Which is equally true of any idea about anything. Concepts help us to understand the object in question, but they aren't the object itself. Rather, they are the intelligible part of the object. (There are more elegant and official ways of saying that, but you get the point.)
In this regard, Thomistic common sense occupies a nuanced third position between a naive and precritical realism on the one hand, and a Kantian phenomenalism on the other. The latter is the basis for the widespread barbarism that "perception is reality," AKA the absolute relativism of my truth, my lived experience, and other pathologies of the left. As if the cosmos starts and stops at their convenience!
Everything, no matter how intelligible, is always partly unintelligible, which is precisely why our knowledge of things proceeds more deeply in an asymptotic manner. At the top of the asymptote is God himself; or, God is the origin of the infinite asymptotic ray(s) emanating from Celestial Central. Grab any one of them and ride it back to the top! Or, stop arbitrarily and call it a deity.

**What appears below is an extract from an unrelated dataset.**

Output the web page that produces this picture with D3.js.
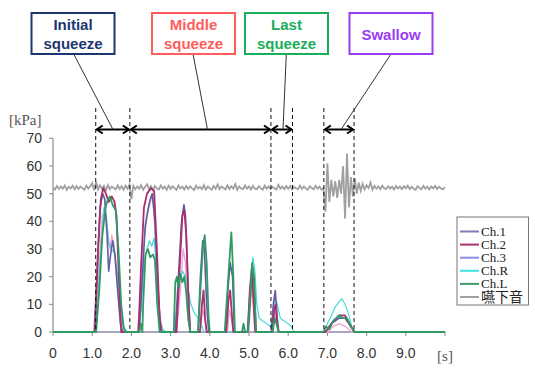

Come to think of it, these nonlocal rays form the warp of the cosmic area rug, while the circles around the center are the weft. As we've explained before, this is why the cosmos is both continuous and discontinuous: the rays account for the continuity, the concentric circles for the discontinuity.
If not for the rays, we could never, under any circumstances, pull the cosmos together via its timeless and universal principles. Rather, we would necessarily be reduced to nihilism, permanently banished to wanderment in blunderville.
But let's refocus! In last Saturday's post we made a passing comment about the principle by which the Incarnation is possible. Chapp agrees with our longstanding stand that it must be located in nature of the Trinity itself:
the sovereignty of God manifests itself in self-abandonment rather than a holding on to a static and univocal nature.... This exteriorization within God forms the ontological ground of possibility for the analogous exteriorization of a finite world, as well as for the exteriorization of God that we refer to as the Incarnation (emphasis mine).
In other words, the principle of both Creation and Incarnation is God-the-Father's own "prior" "exteriorization" of the Son-Logos. Except there's no "prior," rather, only this immutably continuous (so to speak) engendering.
This is why it's so misleading to say God is immutable and leave it at that, for the Trinity provides a way to understand such diverse things as relativity, change, time, contingency, multiplicity, human freedom, etc. -- you know, all those otherwise impenetrable and annoying things into which we are plunged.
It's a big deal, for it not only means "there exists within God something for which our creaturely experience of spatiality and duration are analogies," but that "the becoming of creatures in their relations with worldly others is an image and likeness of the event-like quality of the Trinitarian relations."
Again, we're trying to shorten the posts, so let's call a lid on this one.